Format: Streaming video from NetFlix on The Nook.
I had a birthday recently. My family bought me a Nook. The new Nooks are essentially tablets; they still have the e-reader capabilities of the old ones, of course, but the new ones are all about tapping in to that tablet market. The other night, I downloaded the NetFlix app and watched Double Indemnity as a test. It worked great. Today, I thought I’d go with a classic of a different sort. When I saw Evil Dead II appear on the streaming menu, I knew what I was watching today. I have holes in my personal collection. I don’t own Casablanca, for instance. If you pushed me, though, I’d say not owning a DVD copy of Evil Dead II is a bigger miss.
Evil Dead II is less a sequel of the original Evil Dead and much more a remake with much more slapstick and comedic sensibilities. It doesn’t so much pick up from where the first film left as retell the first story quickly and with far fewer characters and then spin off from there. In this version, Ash Williams (Bruce Campbell) and his girlfriend Linda (Denise Bixler) retreat to a secluded cabin in the middle of nowhere. As it turns out, the cabin was being used by a professor and his wife to translate an ancient book called the Necronomicon. Reading the passages aloud causes a demon to escape and possess the wife of the professor. Ash and Linda know none of this, of course, but when Ash finds the professor’s tape recording and plays it, Linda is possessed. Ash kills here and then is prevented from leaving the cabin, meaning that the terrible events may well play out again.
Ash spends the day dealing with everything that has happened around him, going slightly crazy, and having his hand become possessed. In one of the more famous scenes in the film, Ash’s hand tries to kill him, and Ash retaliates by lopping it off with a chainsaw. In the meantime, the professor’s daughter Annie (Sarah Barry) and her assistant/love interest Ed (Richard Domeier) are trying to get to the cabin with newly discovered pages from the Necronomicon. Because the bridge has been destroyed, they can’t get there. Instead, they are led there by Jake (Dan Hicks) and Bobby Joe (Kassie Wesley DePaiva), a redneck hillbilly couple.
What happens can be pretty easily imagined. The four new arrivals find Ash and a bloody chainsaw and assume the worst. They shove Ash into the cellar, not realizing that this is where the dead body of the professor’s wife Henrietta (played in undead mode by director Sam Raimi’s brother Ted) is buried. She awakens, Ash comes up from the basement, and all manner of over-the-top, blood-filled insanity happens. Everyone gets picked off one by one. There’s another implied tree rape, someone gets hacked apart with an axe, there’s a stabbing or two, and eventually the film comes to the sort of end that only Bruce Campbell and Sam Raimi could devise for their schlub of a hero, Ash Williams.

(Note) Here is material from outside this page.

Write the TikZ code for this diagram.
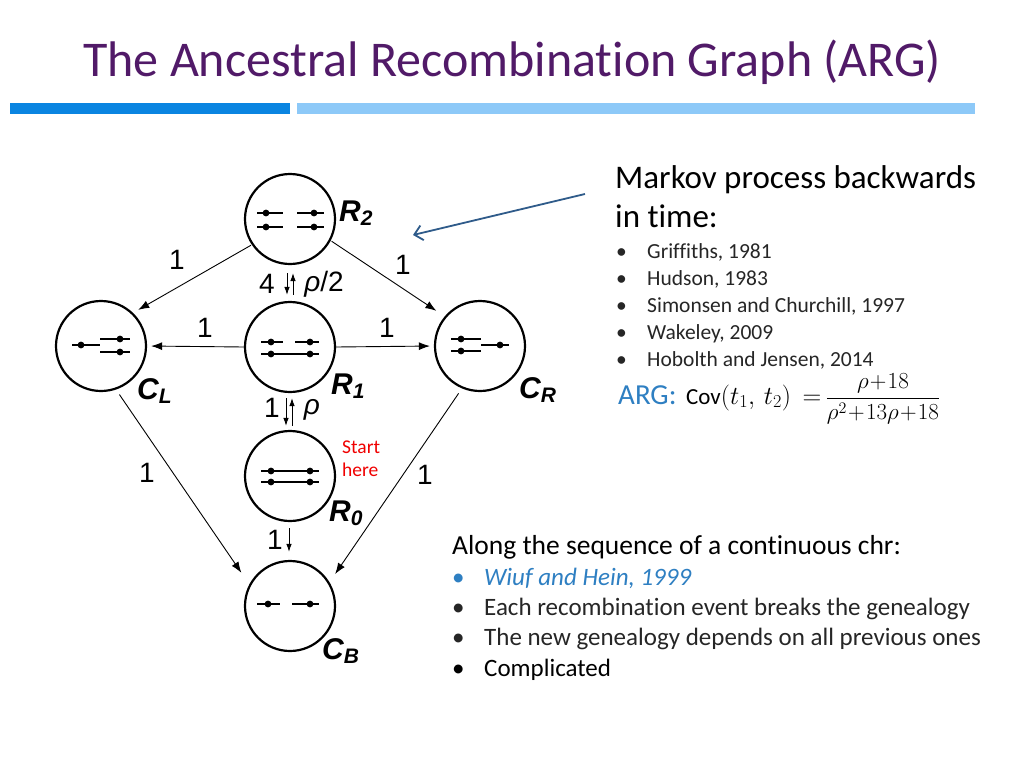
\RequirePackage{fix-cm}
\documentclass[tikz,border=0pt]{standalone}
\usepackage{amsmath}
\usepackage{fontspec}
\setmainfont{Carlito}[Ligatures=NoCommon]
\newfontfamily\arialf{Liberation Sans}
\usetikzlibrary{arrows.meta}
\definecolor{titlec}{HTML}{511A68}
\definecolor{bardark}{HTML}{0A85E1}
\definecolor{barlight}{HTML}{8DC9F8}
\definecolor{argblue}{HTML}{2E7FC2}
\definecolor{arrowblue}{HTML}{2F5B8A}
\definecolor{txt}{HTML}{262626}
\definecolor{startred}{HTML}{F00000}
\begin{document}
\begin{tikzpicture}[x=1pt,y=-1pt,
  state/.style={circle,draw,line width=2.2pt,minimum size=90pt,inner sep=0pt},
  seg/.style={line width=1.8pt},
  conn/.style={line width=0.9pt,-{Latex[length=11pt,width=8pt]}},
  vconn/.style={line width=0.9pt,-{Latex[length=8pt,width=5.5pt]}},
  lab/.style={font=\arialf\fontsize{28}{30}\selectfont,inner sep=0pt},
  statelabel/.style={font=\arialf\bfseries\itshape\fontsize{30}{32}\selectfont,inner sep=0pt,anchor=base west},
  tx/.style={inner sep=0pt,anchor=base west},
  bl/.style={tx,font=\fontsize{21.5}{24}\selectfont,text=txt},
  bl2/.style={tx,font=\fontsize{25}{28}\selectfont,text=txt},
  ]
\useasboundingbox (0,0) rectangle (1024,768);
\fill[white] (0,0) rectangle (1024,768);

% title and bars
\node[tx,font=\fontsize{50}{54}\selectfont,text=titlec] (title) at (83,77) {The Ancestral Recombination Graph (ARG)};
\fill[bardark] (10,103) rectangle (290,114);
\fill[barlight] (297,103) rectangle (975,114);

% states
\node[state] (R2) at (290,219) {};
\node[state] (R1) at (290,347) {};
\node[state] (R0) at (290,476) {};
\node[state] (CB) at (290,606) {};
\node[state] (CL) at (101,346) {};
\node[state] (CR) at (480,346) {};

% contents
\begin{scope}[shift={(R2.center)}]
  \draw[seg] (-33,-6) -- (-7,-6); \draw[seg] (7,-6) -- (34,-6);
  \draw[seg] (-33,8) -- (-7,8); \draw[seg] (7,8) -- (34,8);
  \foreach \x/\y in {-24/-6,24/-6,-24/8,24/8} \fill (\x,\y) circle (3.4pt);
\end{scope}
\begin{scope}[shift={(R1.center)}]
  \draw[seg] (-29,-5) -- (-7,-5); \draw[seg] (5,-5) -- (29,-5);
  \draw[seg] (-29,7) -- (29,7);
  \foreach \x/\y in {-19/-5,20/-5,-19/7,20/7} \fill (\x,\y) circle (3.4pt);
\end{scope}
\begin{scope}[shift={(R0.center)}]
  \draw[seg] (-29,-5) -- (29,-5);
  \draw[seg] (-29,6) -- (29,6);
  \foreach \x/\y in {-19/-5,20/-5,-19/6,20/6} \fill (\x,\y) circle (3.4pt);
\end{scope}
\begin{scope}[shift={(CB.center)}]
  \draw[seg] (-33,-2) -- (-10,-2); \draw[seg] (2,-2) -- (29,-2);
  \foreach \x/\y in {-22/-2,20/-2} \fill (\x,\y) circle (3.4pt);
\end{scope}
\begin{scope}[shift={(CL.center)}]
  \draw[seg] (-29,-1) -- (-1,-1);
  \draw[seg] (-1,-7) -- (29,-7); \draw[seg] (-1,6) -- (29,6);
  \foreach \x/\y in {-20/-1,19/-7,19/6} \fill (\x,\y) circle (3.4pt);
\end{scope}
\begin{scope}[shift={(CR.center)}]
  \draw[seg] (-29,-7) -- (1,-7); \draw[seg] (-29,5) -- (1,5);
  \draw[seg] (1,-1) -- (29,-1);
  \foreach \x/\y in {-19/-7,-19/5,20/-1} \fill (\x,\y) circle (3.4pt);
\end{scope}

% state labels
\node[statelabel] (lR2) at (339,221) {R\textsubscript{2}};
\node[statelabel] (lR1) at (331,394) {R\textsubscript{1}};
\node[statelabel] (lCL) at (137,399) {C\textsubscript{L}};
\node[statelabel] (lCR) at (519,398) {C\textsubscript{R}};
\node[statelabel] (lR0) at (329,521) {R\textsubscript{0}};
\node[statelabel] (lCB) at (322,659) {C\textsubscript{B}};

% connectors
\draw[conn,shorten <=1pt,shorten >=6pt] (R2.214) -- (CL.46);
\draw[conn,shorten <=1pt,shorten >=10pt] (R2.332) -- (CR.140);
\draw[conn,shorten >=4pt] (R1.west) -- (CL.east);
\draw[conn,shorten >=4pt] (R1.east) -- (CR.west);
\draw[conn,shorten <=6pt,shorten >=14pt] (CL.289) -- (CB.152);
\draw[conn,shorten <=6pt,shorten >=10pt] (CR.247) -- (CB.31);
\draw[vconn,shorten <=8pt,shorten >=6pt] ([xshift=-3pt]R2.south) -- ([xshift=-3pt]R1.north);
\draw[vconn,shorten <=6pt,shorten >=8pt] ([xshift=3pt]R1.north) -- ([xshift=3pt]R2.south);
\draw[vconn,shorten <=5pt,shorten >=4pt] ([xshift=-4pt]R1.south) -- ([xshift=-4pt]R0.north);
\draw[vconn,shorten <=4pt,shorten >=5pt] ([xshift=2pt]R0.north) -- ([xshift=2pt]R1.south);
\draw[vconn,shorten <=6pt,shorten >=8pt] ([xshift=-1pt]R0.south) -- ([xshift=-1pt]CB.north);

% connector labels
\node[lab] (e1) at (177,260) {1};
\node[lab] (e2) at (403,265) {1};
\node[lab] (e3) at (205,328) {1};
\node[lab] (e4) at (387,328) {1};
\node[lab] (e5) at (267,284) {4};
\node[lab] (e6) at (324,284) {\textit{ρ}/2};
\node[lab] (e7) at (272,408) {1};
\node[lab] (e8) at (312,410) {\textit{ρ}};
\node[lab] (e9) at (275,540) {1};
\node[lab] (e10) at (147,473) {1};
\node[lab] (e11) at (425,475) {1};

% start here
\node[tx,font=\fontsize{19.5}{22}\selectfont,text=startred] (st1) at (342,453) {Start};
\node[tx,font=\fontsize{19.5}{22}\selectfont,text=startred] (st2) at (342,476) {here};

% right text block
\node[tx,font=\fontsize{33}{38}\selectfont] (h1) at (615,188) {Markov process backwards};
\node[tx,font=\fontsize{33}{38}\selectfont] (h2) at (615,227) {in time:};
\foreach \t [count=\i] in {{Griffiths, 1981},{Hudson, 1983},{Simonsen and Churchill, 1997},{Wakeley, 2009},{Hobolth and Jensen, 2014}} {
  \node[bl] (b\i) at (616,{258+27.2*(\i-1)}) {•};
  \node[bl] (t\i) at (647,{258+27.2*(\i-1)}) {\t};
}
\node[tx,font=\fontsize{29}{30}\selectfont,text=argblue] (arg) at (618,404) {ARG:};
\node[tx,font=\fontsize{23}{26}\selectfont] (cov) at (686,404) {Cov{\fontsize{26}{28}\selectfont$(t_1,\,t_2)\,=\,$}{\fontsize{23}{26}\selectfont$\dfrac{\rho\!+\!18}{\rho^2\!+\!13\rho\!+\!18}$}};

% arrow pointing at the graph
\coordinate (ms) at (585,194);
\coordinate (me) at (413,235);
\draw[arrowblue,line width=1.8pt,-{Straight Barb[length=8pt,width=15pt]}] (ms) -- (me);

% lower text block
\node[tx,font=\fontsize{27.5}{30}\selectfont] (h3) at (452,554) {Along the sequence of a continuous chr:};
\node[bl2,text=argblue] (c1) at (452,585) {•};
\node[bl2,text=argblue] (d1) at (484,585) {\itshape Wiuf and Hein, 1999};
\node[bl2] (c2) at (452,615) {•};
\node[bl2] (d2) at (484,615) {Each recombination event breaks the genealogy};
\node[bl2] (c3) at (452,645) {•};
\node[bl2] (d3) at (484,645) {The new genealogy depends on all previous ones};
\node[bl2,text=black] (c4) at (452,676) {•};
\node[bl2,text=black] (d4) at (484,676) {Complicated};
\end{tikzpicture}
\end{document}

I won’t go into details here, because Evil Dead II isn’t really a film that works on knowing about the plot. More or less, it’s a chance to see something astonishingly gory that is simultaneously homage to the Three Stooges. One of the evident central ideas to the film is that if a quart of blood is good and a gallon of blood is better, a fire hose filled with blood will be the best of all. Blood erupts in massive geysers, spraying over everyone in the room. It comes in red, green, black, and any other color Raimi wanted. There isn’t any attempt to make this real. In fact, most of the effects (except for the Henrietta monster at the end) are ridiculously cheap. But it doesn’t matter, because this isn’t about the effects; it’s about the inventiveness of the filmmaker.
Anyone who has followed Raimi’s career can see exactly where he got a lot of his signature camera angles and shots—he tried them in the first two Evil Dead films first. It’s pretty easy to tell that Raimi is still a young filmmaker with this film. He learned from Evil Dead and put a lot of what he learned into this one.
It might be too much to call Evil Dead II a great film in the sense of classic films considered important to explaining the human condition. This isn’t that kind of film at all. It’s great in the way people who love horror movies use the word. It’s ridiculously fun, spectacularly bloody, filled with great moments of slapstick humor, and enjoyable from start to finish.
It’s worth saying a little bit about the character of Ashley J. Williams, the creation of Raimi and Campbell. In Evil Dead, Ash is merely the one who survives. In this film and even more in Army of Darkness, the third film in the series, Ash is a comic hero and close to a perfect loser. Ash is a terrible loser except in those moments when he is fighting terrible evil. He screws everything up except when everything is on the line. In those moments, he is one of the truly great action and horror heroes.
I do love this film. I love it despite the cheese, despite the obvious places where the effects show through and you can see the strings. It’s tons of fun, and a lot of the time, that’s all you really want from a horror movie.
Why to watch Evil Dead II: Because it’s damn awesome.
Why not to watch: It’s cheesy as hell.